By Brandon Wu, May 2020

Evaluation is a commonplace idea. No matter what programming language you are in, it is a customary concept to invoke subroutines in order to obtain some kind of final result, which can be further used in order to achieve some later goal. To obtain such a result, however, programs must perform certain computations and carry out certain steps - in other words, they must evaluate. Ultimately, programs are complicated constructs whose main goal is to compute some value or achieve some effect - we will focus mainly on the first case here.

Expressions and Values

Expressions in Standard ML are akin to mathematical expressions. They are built up from applications of certain operations, being subject to certain simplification rules that can be used to obtain a final answer. For instance, we would consider 2 + 2 an expression, similarly to other examples such as 1 div 0 and Int.toString 2.

The most fundamental building blocks in Standard ML are values. Values are the primordial units of a given type, being irreducible to any further simplified form. When trying to answer some computational problem, it is usually the case that we are looking for some kind of "answer". As such, values are important to obtain, as we are usually looking for some kind of answer in "simplest terms". Values in SML emcompass examples such as 2, true, "foo", [1, 2, 3] and fn x => x + 1.

[Value] A value is an expression e such that, for all e' such that e ==> e', e' = e. In other words, a value is an expression that only reduces to itself - there is no pending computation left to be done.

NOTE: The meaning of ==> in the above definition is reduction, which is further explained below.

A noteworthy distinction to make is that certain language constructs, such as an if-then-else expression, let-in-end expression, or case expression, are in fact expressions. This means that they can be passed around and evaluated just like any other expression. So for instance, the following code is a valid expression:

    val x = 5
end) + 2

and has the value of 7. Similarly, the following code is also an expression:

(if true then 15 else 150) * 2

and has a value of 30.


We now define a notion of reduction, which corresponds to our notion of simplification. We write that e ==> e' if the expression e reduces to the expression e', which means that e produces e' from zero or more applications of some simplifying rule. For instance, we may say that 2 + 2 ==> 4, since by applying the function (op +), we obtain 4. Furthermore, we may say that if true then "good" else "bad" ==> "good" by evaluation of the if-then-else expression, since the predicate (in this case true) is true.

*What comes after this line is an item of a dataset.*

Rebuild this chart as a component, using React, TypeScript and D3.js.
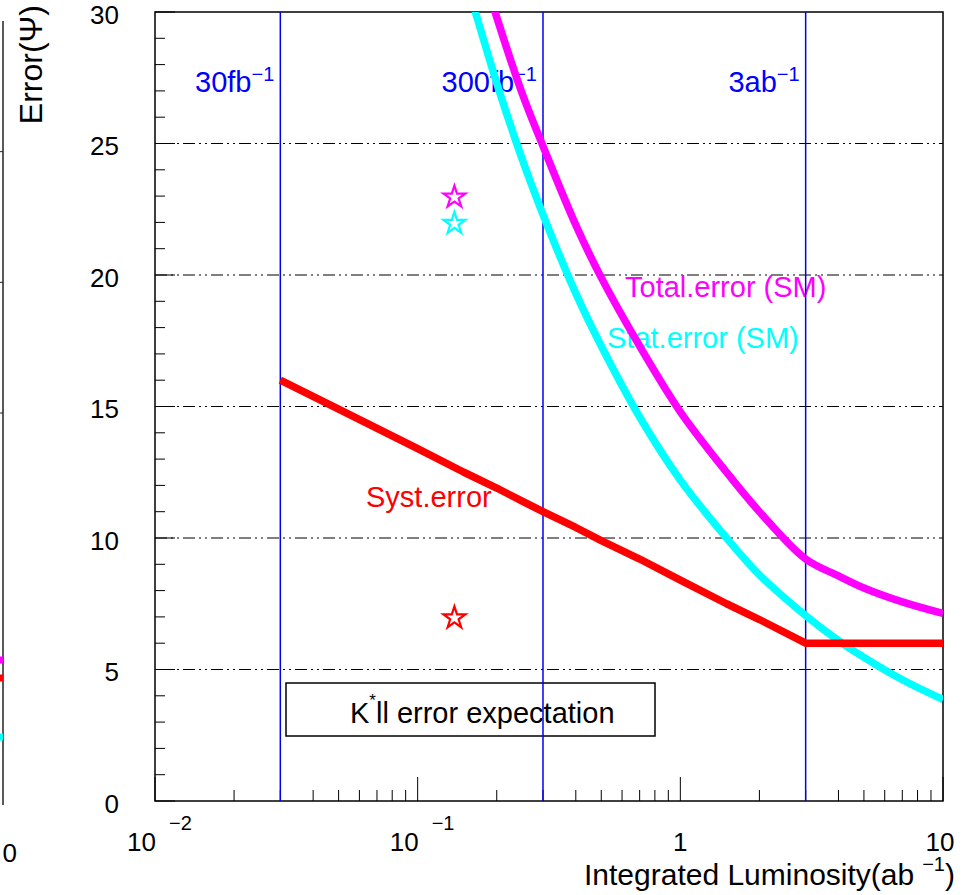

NOTE: ==> is not valid SML code, it is simply our shorthand for the idea of reduction.

[Valuable] An expression e is valuable if there exists a value v such that e ==> v. Note that all values are by definition valuable.

So valuable expressions include 2 + 2, 4, and if true then 4 else 2 (and in fact all reduce to the same value!). An example of a non-valuable expression is 1 div 0, which raises an exception Div when evaluated (since division by zero is undefined). Additionally, if we consider the following code fragment:

fun loop (x : int) : int = loop x

This defines a function loop : int -> int that loops forever, since it continuously calls itself forever. Thus, loop x for any x : int is also a non-valuable expression, since it never reduces down to a value.

In fact, what we will see is that this behavior is sufficient to characterize all well-typed expressions. We summarize it in the following:

[Behavior of Well-Typed Expressions] For any well-typed expression e, it either:

  1. Reduces to a value

  2. Loops forever

  3. Raises an exception

Eager Evaluation

SML is an eagerly evaluated[1] language. This stands opposed to other paradigms such as lazy evaluation, which is exhibited in languages such as Haskell. In an eagerly evaluated language, we evaluate arguments of functions even if we may not need them. While this arguably may be "wasteful" in some cases, we will find that this greatly simplifies work/span analysis, among other benefits.

[Eager Evaluation] In an eagerly evaluated language, arguments of functions are evaluated before stepping into the body of a function. For a function f and valuable expression e, when evaluating the expression f e, first e is evaluated to obtain the value v such that e ==> v, then f v is evaluated.

As an example of this, consider the function fn x => x + 1. If we were to try and evaluate (fn x => x + 1) (2 * 3), first we would need to evaluate the function's arguments, that being 2 * 3. As such, this entire expression would reduce to (fn x => x + 1) 6, which is 7.

In an example like the previous one, it doesn't particularly matter where we evaluated 2 * 3 - we would have gotten the same result either way. This is not always the case. Consider the expression (fn x => 2) (1 div 0). By eager evaluation, we should evaluate the argument first, which means that this entire expression should raise an exception. Raising an exception thus happens before we even look at the body of the function. For all intents and purposes, the body of the function does not exist to us until we actually enter it - which necessitates that the argument to the function is valuable. It is a black box that is "locked" behind the argument.


[1]: In other languages, we may instead say call-by-value, which is a separate but closely related concept.